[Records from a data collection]
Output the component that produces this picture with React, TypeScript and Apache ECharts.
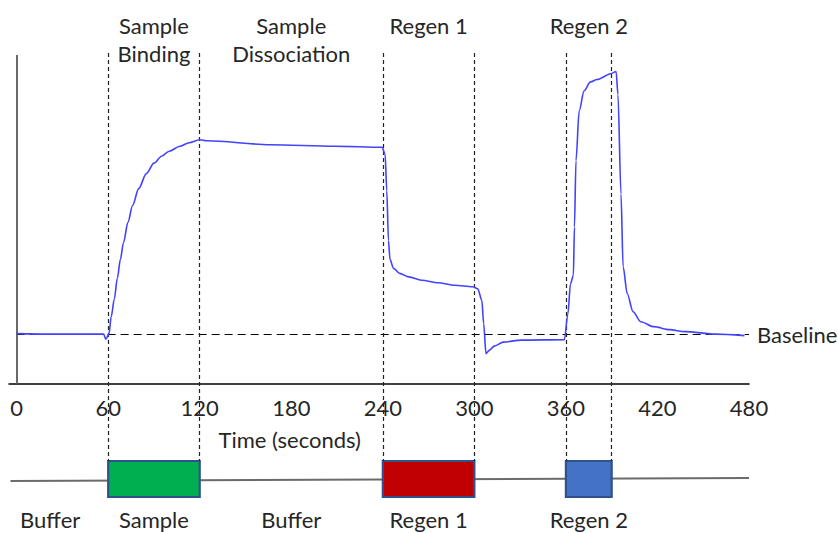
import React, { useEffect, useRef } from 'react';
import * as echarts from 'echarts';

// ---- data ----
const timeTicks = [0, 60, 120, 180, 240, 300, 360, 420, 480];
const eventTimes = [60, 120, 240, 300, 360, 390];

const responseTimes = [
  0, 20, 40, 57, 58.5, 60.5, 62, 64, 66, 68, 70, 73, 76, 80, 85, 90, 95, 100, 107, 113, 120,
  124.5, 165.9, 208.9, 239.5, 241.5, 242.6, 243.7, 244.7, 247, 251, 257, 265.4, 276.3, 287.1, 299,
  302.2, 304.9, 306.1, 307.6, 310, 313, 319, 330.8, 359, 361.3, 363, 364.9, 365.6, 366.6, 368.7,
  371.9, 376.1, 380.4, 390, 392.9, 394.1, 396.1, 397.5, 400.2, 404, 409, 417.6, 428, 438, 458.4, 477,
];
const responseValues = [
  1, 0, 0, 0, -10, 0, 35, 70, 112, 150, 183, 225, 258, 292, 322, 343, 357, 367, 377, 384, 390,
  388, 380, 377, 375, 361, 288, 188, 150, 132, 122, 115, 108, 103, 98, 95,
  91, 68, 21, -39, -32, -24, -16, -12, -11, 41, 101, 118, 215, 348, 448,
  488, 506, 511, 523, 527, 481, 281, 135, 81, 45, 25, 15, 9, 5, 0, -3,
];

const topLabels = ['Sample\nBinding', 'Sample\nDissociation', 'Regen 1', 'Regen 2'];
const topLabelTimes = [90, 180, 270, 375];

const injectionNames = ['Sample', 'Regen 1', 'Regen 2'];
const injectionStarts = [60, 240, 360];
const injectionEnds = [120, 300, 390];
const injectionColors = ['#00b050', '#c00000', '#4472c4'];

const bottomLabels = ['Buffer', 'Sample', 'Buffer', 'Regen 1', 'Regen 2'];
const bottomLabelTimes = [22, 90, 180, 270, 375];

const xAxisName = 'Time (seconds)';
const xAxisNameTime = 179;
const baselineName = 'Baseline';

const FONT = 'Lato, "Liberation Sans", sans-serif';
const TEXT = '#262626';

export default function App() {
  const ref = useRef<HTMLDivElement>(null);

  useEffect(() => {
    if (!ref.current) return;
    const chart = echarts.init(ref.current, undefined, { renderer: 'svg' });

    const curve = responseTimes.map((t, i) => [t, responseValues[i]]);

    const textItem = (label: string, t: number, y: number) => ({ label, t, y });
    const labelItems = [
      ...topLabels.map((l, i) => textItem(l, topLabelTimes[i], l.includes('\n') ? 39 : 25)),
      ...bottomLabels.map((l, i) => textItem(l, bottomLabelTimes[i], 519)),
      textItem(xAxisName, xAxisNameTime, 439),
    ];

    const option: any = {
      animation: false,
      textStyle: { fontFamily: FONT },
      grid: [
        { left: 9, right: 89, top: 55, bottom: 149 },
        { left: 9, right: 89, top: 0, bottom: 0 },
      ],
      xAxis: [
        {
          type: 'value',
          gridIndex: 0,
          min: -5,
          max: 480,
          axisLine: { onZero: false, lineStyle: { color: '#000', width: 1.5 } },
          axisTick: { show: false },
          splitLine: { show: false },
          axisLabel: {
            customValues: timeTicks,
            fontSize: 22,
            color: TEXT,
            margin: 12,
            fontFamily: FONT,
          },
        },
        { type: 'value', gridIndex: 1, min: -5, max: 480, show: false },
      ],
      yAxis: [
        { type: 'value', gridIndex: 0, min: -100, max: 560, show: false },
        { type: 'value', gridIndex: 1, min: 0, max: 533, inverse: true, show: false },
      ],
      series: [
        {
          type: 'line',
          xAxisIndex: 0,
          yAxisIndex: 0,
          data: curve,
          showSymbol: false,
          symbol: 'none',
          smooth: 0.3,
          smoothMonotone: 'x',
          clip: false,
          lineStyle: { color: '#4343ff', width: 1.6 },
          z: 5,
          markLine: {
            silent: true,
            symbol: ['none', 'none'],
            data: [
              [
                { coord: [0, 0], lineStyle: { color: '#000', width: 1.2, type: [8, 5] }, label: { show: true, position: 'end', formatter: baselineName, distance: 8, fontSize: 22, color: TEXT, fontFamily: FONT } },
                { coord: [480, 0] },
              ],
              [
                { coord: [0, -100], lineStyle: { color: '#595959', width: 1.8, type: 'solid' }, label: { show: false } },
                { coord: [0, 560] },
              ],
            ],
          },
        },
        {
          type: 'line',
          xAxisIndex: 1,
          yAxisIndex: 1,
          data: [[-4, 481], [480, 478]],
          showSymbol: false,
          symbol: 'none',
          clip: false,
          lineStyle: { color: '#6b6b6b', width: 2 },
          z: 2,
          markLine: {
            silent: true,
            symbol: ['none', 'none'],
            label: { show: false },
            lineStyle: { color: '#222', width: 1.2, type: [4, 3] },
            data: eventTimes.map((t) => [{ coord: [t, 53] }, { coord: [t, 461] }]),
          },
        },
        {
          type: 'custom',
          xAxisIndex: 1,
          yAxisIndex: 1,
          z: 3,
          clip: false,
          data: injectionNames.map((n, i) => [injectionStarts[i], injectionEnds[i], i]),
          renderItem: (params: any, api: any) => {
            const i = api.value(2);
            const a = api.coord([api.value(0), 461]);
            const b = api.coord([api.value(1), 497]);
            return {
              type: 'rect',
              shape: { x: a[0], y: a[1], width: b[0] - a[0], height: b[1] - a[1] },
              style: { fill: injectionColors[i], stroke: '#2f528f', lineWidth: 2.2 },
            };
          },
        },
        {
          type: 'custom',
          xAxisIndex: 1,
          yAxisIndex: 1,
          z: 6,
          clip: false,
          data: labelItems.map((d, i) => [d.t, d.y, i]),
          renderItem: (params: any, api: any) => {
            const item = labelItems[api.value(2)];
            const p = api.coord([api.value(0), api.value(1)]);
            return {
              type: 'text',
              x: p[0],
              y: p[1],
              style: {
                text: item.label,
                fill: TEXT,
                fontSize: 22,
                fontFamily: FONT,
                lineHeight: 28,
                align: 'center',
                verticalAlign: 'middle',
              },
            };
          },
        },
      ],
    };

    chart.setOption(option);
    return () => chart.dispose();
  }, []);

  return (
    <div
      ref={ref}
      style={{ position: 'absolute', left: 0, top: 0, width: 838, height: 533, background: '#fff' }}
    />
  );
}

--

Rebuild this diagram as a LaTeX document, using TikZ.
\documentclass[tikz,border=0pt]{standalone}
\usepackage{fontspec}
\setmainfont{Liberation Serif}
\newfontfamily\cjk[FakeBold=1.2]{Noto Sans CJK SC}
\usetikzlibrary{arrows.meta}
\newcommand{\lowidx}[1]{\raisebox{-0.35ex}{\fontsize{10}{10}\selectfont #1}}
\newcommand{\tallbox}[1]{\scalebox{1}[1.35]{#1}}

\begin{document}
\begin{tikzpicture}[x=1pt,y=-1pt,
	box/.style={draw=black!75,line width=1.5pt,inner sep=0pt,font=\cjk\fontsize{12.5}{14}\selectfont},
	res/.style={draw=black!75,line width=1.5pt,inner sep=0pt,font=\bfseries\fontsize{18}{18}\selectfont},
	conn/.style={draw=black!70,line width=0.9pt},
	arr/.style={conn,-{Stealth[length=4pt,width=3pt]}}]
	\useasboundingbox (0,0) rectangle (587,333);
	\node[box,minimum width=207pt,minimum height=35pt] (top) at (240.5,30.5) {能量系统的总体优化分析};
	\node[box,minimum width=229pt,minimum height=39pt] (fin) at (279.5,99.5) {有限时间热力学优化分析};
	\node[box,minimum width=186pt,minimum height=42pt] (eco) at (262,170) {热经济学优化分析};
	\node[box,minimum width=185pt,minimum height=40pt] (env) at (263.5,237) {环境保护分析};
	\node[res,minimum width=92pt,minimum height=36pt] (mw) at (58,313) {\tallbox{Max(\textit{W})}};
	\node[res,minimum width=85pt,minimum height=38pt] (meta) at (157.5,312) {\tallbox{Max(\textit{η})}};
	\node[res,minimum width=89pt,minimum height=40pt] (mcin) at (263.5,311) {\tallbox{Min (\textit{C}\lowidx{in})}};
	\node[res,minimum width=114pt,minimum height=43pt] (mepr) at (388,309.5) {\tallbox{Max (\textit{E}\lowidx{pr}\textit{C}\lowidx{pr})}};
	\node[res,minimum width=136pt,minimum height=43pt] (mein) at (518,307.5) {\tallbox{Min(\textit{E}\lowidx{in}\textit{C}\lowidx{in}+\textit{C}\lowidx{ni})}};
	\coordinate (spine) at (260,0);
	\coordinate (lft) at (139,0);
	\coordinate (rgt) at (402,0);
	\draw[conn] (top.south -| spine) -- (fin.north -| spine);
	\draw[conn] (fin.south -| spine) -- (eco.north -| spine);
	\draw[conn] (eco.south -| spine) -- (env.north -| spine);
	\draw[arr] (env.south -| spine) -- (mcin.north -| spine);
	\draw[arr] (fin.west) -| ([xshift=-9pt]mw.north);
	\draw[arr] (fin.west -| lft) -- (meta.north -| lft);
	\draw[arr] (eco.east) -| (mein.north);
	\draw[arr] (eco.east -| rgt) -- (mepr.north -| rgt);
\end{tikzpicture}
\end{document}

### Given exercise
Using the entries above, reproduce word for word only the lines from the one that contains "Output the component" to the one that contains "const eventTimes = [60, 120, 240, 300, 360, 390];", both ends included, and drop every picture.

### Task answer
Output the component that produces this picture with React, TypeScript and Apache ECharts.
import React, { useEffect, useRef } from 'react';
import * as echarts from 'echarts';

// ---- data ----
const timeTicks = [0, 60, 120, 180, 240, 300, 360, 420, 480];
const eventTimes = [60, 120, 240, 300, 360, 390];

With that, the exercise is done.